TopMed imputed data were filtered with the 7.3M SNP in the SBayesRC predictors, and then merged onto one file.

i=$SLURM_ARRAY_TASK_ID
dir=Cleaned_Plink/

## define data
studies=("GSA_TOPMedr3" "Hap_TOPMedr3" "Omni_TOPMedr3")

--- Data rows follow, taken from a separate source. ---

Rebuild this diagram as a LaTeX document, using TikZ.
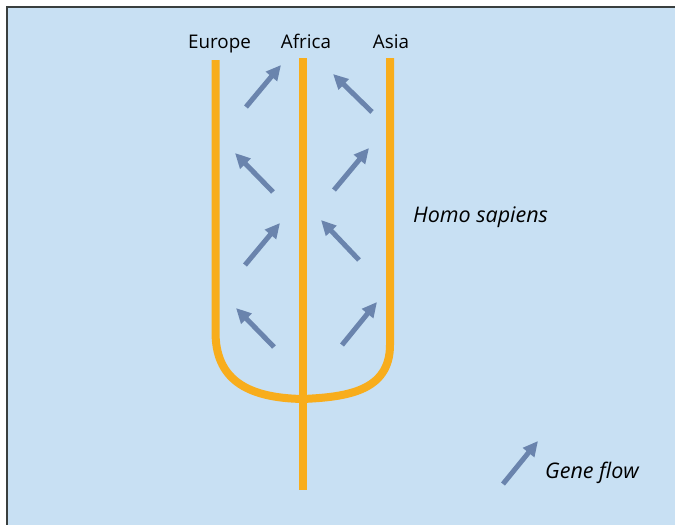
\documentclass[tikz,border=0pt]{standalone}
\usepackage{fontspec}
\setmainfont{Open Sans}
\usetikzlibrary{arrows.meta}
\definecolor{panelblue}{HTML}{C8E0F3}
\definecolor{lineage}{HTML}{F8AD1C}
\definecolor{flowblue}{HTML}{6A84AD}
\definecolor{frame}{HTML}{3A3F3F}
\tikzset{
  lineagepath/.style={draw=lineage, line width=8pt},
  flowarrow/.style={draw=flowblue, line width=5pt,
    -{Triangle[length=15pt,width=14pt]}},
  region/.style={font=\fontsize{18.8}{22}\selectfont, inner sep=0pt, anchor=base},
  caption/.style={font=\fontsize{21.5}{25}\selectfont\itshape, inner sep=0pt, anchor=base west},
}
\begin{document}
\begin{tikzpicture}[x=1pt,y=-1pt]
  \useasboundingbox (0,0) rectangle (675,525);
  \fill[white] (0,0) rectangle (675,525);
  % panel
  \fill[panelblue] (7,7) rectangle (676,526);
  \draw[frame, line width=1.5pt] (7,526) -- (7,7) -- (676,7);

  % region labels
  \node[region] (eu) at (219.5,48) {Europe};
  \node[region] (af) at (306,48) {Africa};
  \node[region] (as) at (391,48) {Asia};
  \node[caption] (hs) at (413,222) {Homo sapiens};
  \node[caption] (gf) at (545,478) {Gene flow};

  % lineages
  \coordinate (euTop) at (215.5,60);
  \coordinate (euBend) at (215.5,332);
  \coordinate (afTop) at (303,58);
  \coordinate (afBot) at (303,490);
  \coordinate (root) at (303,399);
  \coordinate (asTop) at (390,58);
  \coordinate (asBend) at (390,345);

  \draw[lineagepath] (afTop) -- (afBot);
  \draw[lineagepath, line join=round] (euTop) -- (euBend)
     .. controls (215.5,378) and (245,398) .. (root);
  \draw[lineagepath, line join=round] (asTop) -- (asBend)
     .. controls (390,392) and (345,397) .. (root);

  % gene flow between Europe and Africa
  \coordinate (a1s) at (246,107); \coordinate (a1e) at (281,65);
  \coordinate (a2s) at (273,192); \coordinate (a2e) at (235,153);
  \coordinate (a3s) at (245,265); \coordinate (a3e) at (280,223);
  \coordinate (a4s) at (274,347); \coordinate (a4e) at (236,308);
  % gene flow between Africa and Asia
  \coordinate (b1s) at (372,112); \coordinate (b1e) at (333,74);
  \coordinate (b2s) at (334,190); \coordinate (b2e) at (369,148);
  \coordinate (b3s) at (359,260); \coordinate (b3e) at (321,220);
  \coordinate (b4s) at (342,345); \coordinate (b4e) at (377,302);
  % legend arrow
  \coordinate (ls) at (503,484); \coordinate (le) at (538,441);

  \foreach \s/\e in {a1s/a1e,a2s/a2e,a3s/a3e,a4s/a4e,b1s/b1e,b2s/b2e,b3s/b3e,b4s/b4e,ls/le}
    \draw[flowarrow] (\s) -- (\e);
\end{tikzpicture}
\end{document}
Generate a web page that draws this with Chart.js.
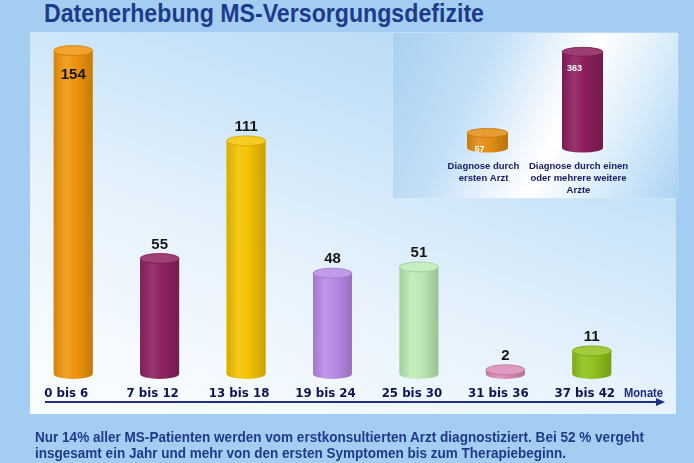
<!DOCTYPE html>
<html>
<head>
<meta charset="utf-8">
<script src="https://cdn.jsdelivr.net/npm/chart.js@4/dist/chart.umd.min.js"></script>
<style>
  html, body { margin: 0; padding: 0; }
  body { width: 694px; height: 463px; position: relative; overflow: hidden; background: #a3cef2; font-family: "Liberation Sans", Arial, sans-serif; }
  #title { position: absolute; left: 44px; top: 1px; font-weight: bold; font-size: 25px; line-height: 25px; color: #1d3b8d; white-space: nowrap; transform-origin: 0 0; }
  #panel { position: absolute; left: 30px; top: 32px; width: 646px; height: 382px;
    background: linear-gradient(200deg, #acd4f5 0%, #c6e2f8 30%, #e6f2fc 60%, #f5fafe 85%, #fafdff 100%); }
  #mainCanvas { position: absolute; left: 0; top: 0; }
  #insetPanel { position: absolute; left: 393px; top: 33px; width: 285px; height: 165px;
    background: linear-gradient(115deg, #a8d1f2 0%, #c4e0f7 30%, #f4f9fe 52%, #ffffff 58%, #d9ecfa 78%, #acd3f3 100%);
    box-shadow: 0 0 1px rgba(255,255,255,0.8); }
  #insetCanvas { position: absolute; left: 393px; top: 33px; }
  #monate { position: absolute; left: 624px; top: 386px; font-weight: bold; font-size: 12px; color: #1c2b7d; white-space: nowrap; transform-origin: 0 0; }
  .foot { position: absolute; left: 35px; font-weight: bold; font-size: 15px; line-height: 16px; color: #203a8a; white-space: nowrap; transform-origin: 0 0; }
  #foot1 { top: 429px; }
  #foot2 { top: 445px; }
</style>
</head>
<body>
<div id="title">Datenerhebung MS-Versorgungsdefizite</div>
<div id="panel"></div>
<canvas id="mainCanvas" width="694" height="463"></canvas>
<div id="insetPanel"></div>
<canvas id="insetCanvas" width="285" height="165"></canvas>
<div id="monate">Monate</div>
<div class="foot" id="foot1">Nur 14% aller MS-Patienten werden vom erstkonsultierten Arzt diagnostiziert. Bei 52 % vergeht</div>
<div class="foot" id="foot2">insgesamt ein Jahr und mehr von den ersten Symptomen bis zum Therapiebeginn.</div>
<script>
// ---- data ----
const categories = ["0 bis 6", "7 bis 12", "13 bis 18", "19 bis 24", "25 bis 30", "31 bis 36", "37 bis 42"];
const patients = [154, 55, 111, 48, 51, 2, 11];
const insetCategories = [["Diagnose durch", "ersten Arzt"], ["Diagnose durch einen", "oder mehrere weitere", "Arzte"]];
const insetValues = [57, 363];

// ---- styles ----
const barColors = ["#f0950c", "#8e2260", "#f5c300", "#b88ae6", "#bcebb6", "#d98ab6", "#8fc21c"];
const insetColors = ["#e38d12", "#8c1f5c"];

function mix(hex, target, t) {
  const n = parseInt(hex.slice(1), 16);
  const r = (n >> 16) & 255, g = (n >> 8) & 255, b = n & 255;
  const tr = target === 'w' ? 255 : 0;
  const f = c => Math.round(c + (tr - c) * t);
  return `rgb(${f(r)},${f(g)},${f(b)})`;
}

function fitWidth(id, w) {
  const el = document.getElementById(id);
  const nat = el.getBoundingClientRect().width;
  el.style.transform = `scaleX(${w / nat})`;
}
fitWidth('title', 440);
fitWidth('foot1', 609);
fitWidth('foot2', 531);
fitWidth('monate', 39);

function cylinderPlugin(opts) {
  return {
    id: 'cyl_' + opts.name,
    afterDatasetsDraw(chart) {
      const ctx = chart.ctx;
      const meta = chart.getDatasetMeta(0);
      const colors = chart.data.datasets[0].backgroundColor;
      const values = chart.data.datasets[0].data;
      meta.data.forEach((el, i) => {
        const p = el.getProps(['x', 'y', 'base', 'width'], true);
        const c = colors[i];
        const w = p.width, x0 = p.x - w / 2, rx = w / 2, ry = opts.ry;
        const g = ctx.createLinearGradient(x0, 0, x0 + w, 0);
        g.addColorStop(0, mix(c, 'b', 0.12));
        g.addColorStop(0.3, mix(c, 'w', 0.1));
        g.addColorStop(0.55, c);
        g.addColorStop(1, mix(c, 'b', 0.18));
        ctx.save();
        ctx.fillStyle = g;
        ctx.fillRect(x0, p.y, w, p.base - p.y);
        ctx.beginPath();
        ctx.ellipse(p.x, p.base, rx, ry, 0, 0, Math.PI);
        ctx.closePath();
        ctx.fill();
        ctx.beginPath();
        ctx.ellipse(p.x, p.y, rx, ry, 0, 0, Math.PI * 2);
        ctx.fillStyle = mix(c, 'w', 0.14);
        ctx.fill();
        ctx.strokeStyle = mix(c, 'b', 0.15);
        ctx.lineWidth = 0.8;
        ctx.stroke();
        ctx.font = opts.font;
        ctx.textAlign = 'center';
        ctx.textBaseline = 'alphabetic';
        if (opts.inside) {
          ctx.fillStyle = '#ffffff';
          ctx.fillText(String(values[i]), p.x - 8, p.y + 19);
        } else if (p.y - ry - 7 - 12 < chart.chartArea.top) {
          ctx.fillStyle = '#161616';
          ctx.fillText(String(values[i]), p.x, p.y + 28);
        } else {
          ctx.fillStyle = '#161616';
          ctx.fillText(String(values[i]), p.x, p.y - ry - 5);
        }
        ctx.restore();
      });
    }
  };
}

const arrowPlugin = {
  id: 'arrowAxis',
  afterDraw(chart) {
    const ctx = chart.ctx;
    const y = 402;
    ctx.save();
    ctx.strokeStyle = '#1f2f85';
    ctx.fillStyle = '#1f2f85';
    ctx.lineWidth = 2;
    ctx.beginPath();
    ctx.moveTo(45, y);
    ctx.lineTo(658, y);
    ctx.stroke();
    ctx.beginPath();
    ctx.moveTo(665, y);
    ctx.lineTo(656, y - 4);
    ctx.lineTo(656, y + 4);
    ctx.closePath();
    ctx.fill();
    ctx.restore();
  }
};

new Chart(document.getElementById('mainCanvas'), {
  type: 'bar',
  data: {
    labels: categories,
    datasets: [{
      data: patients,
      backgroundColor: barColors,
      borderWidth: 0,
      categoryPercentage: 1,
      barPercentage: 0.45
    }]
  },
  options: {
    responsive: false,
    animation: false,
    layout: { padding: { left: 30, right: 59, top: 38, bottom: 59 } },
    plugins: { legend: { display: false }, tooltip: { enabled: false } },
    scales: {
      y: { display: false, min: 0, max: 160 },
      x: {
        grid: { display: false, drawTicks: false },
        border: { display: false },
        afterFit(s) { s.height = 30; },
        ticks: {
          padding: 13,
          labelOffset: -7,
          color: '#0e1652',
          font: { family: 'DejaVu Sans', weight: 'bold', size: 11.8 },
          maxRotation: 0, autoSkip: false
        }
      }
    }
  },
  plugins: [cylinderPlugin({ name: 'main', ry: 5, font: 'bold 15px "Liberation Sans", Arial' }), arrowPlugin]
});

new Chart(document.getElementById('insetCanvas'), {
  type: 'bar',
  data: {
    labels: insetCategories,
    datasets: [{
      data: insetValues,
      backgroundColor: insetColors,
      borderWidth: 0,
      categoryPercentage: 1,
      barPercentage: 0.43
    }]
  },
  options: {
    responsive: false,
    animation: false,
    layout: { padding: { left: 47, right: 48, top: 9, bottom: 0 } },
    plugins: { legend: { display: false }, tooltip: { enabled: false } },
    scales: {
      y: { display: false, min: 0, max: 400 },
      x: {
        grid: { display: false, drawTicks: false },
        border: { display: false },
        afterFit(s) { s.height = 50; },
        ticks: {
          padding: 12,
          labelOffset: -4,
          color: '#1a2063',
          font: { family: 'Liberation Sans', weight: 'bold', size: 9.5, lineHeight: 1.26 },
          maxRotation: 0, autoSkip: false
        }
      }
    }
  },
  plugins: [cylinderPlugin({ name: 'inset', ry: 4.5, inside: true, font: 'bold 9px "Liberation Sans", Arial' })]
});
</script>
</body>
</html>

mkdir -p Cleaned_Plink/${cohort}_PLINK/
bfile=/QRISdata/Q5740/QIMR_Berghofer/${cohort}_PLINK/${cohort}_chr${i}
plink --bfile $bfile --extract  SNP_lists/SNPs_in_7.3M.txt   --make-bed --out Cleaned_Plink/${cohort}_PLINK/${cohort}_subset_chr${i}

for cohort in "${studies[@]}"; do
cohort=${studies[i-1]}
## generate the merge list
prefix=${dir}/${cohort}_PLINK/${cohort}"_subset_chr"    
for chr in $(seq 2 22); do
    echo "${prefix}${chr}.bed ${prefix}${chr}.bim ${prefix}${chr}.fam"  >>  ${cohort}_bmerge_files.txt
done    
## merge the data
mkdir -p Merged_plink
plink --bfile ${prefix}1  --merge-list ${cohort}_bmerge_files.txt  --allow-no-sex  --make-bed  --out  Merged_plink/${cohort}_autosomes
done

3 PGS profiling

The same plink command line was used to profile PGS from the 6 QIMR data sets.

i=$SLURM_ARRAY_TASK_ID
traitfile="/QRISdata/Q6913/GCTB_predictor_list_for_batch_profiling.txt"
trait=$(sed "${i}q;d" $traitfile | awk '{print $1}' )
predictor=$(sed  "${i}q;d"  $traitfile  | awk '{print $3}' )
outdir=PRS_all_GCTB

plink  \
--bfile  $bfile \
--score  ${predictor}  2 5 8  header sum    \
--out ${outdir}/${cohort}_${trait}_SBayesRC

The parameters after your predictor file means

  • 2 5 8: the three useful columns in the predictor file.
  • header: The predictor file has a header row.
  • sum: Plink prefers to divide the score by the number of SNPs in predictor. Using “sum” will prevent the division step.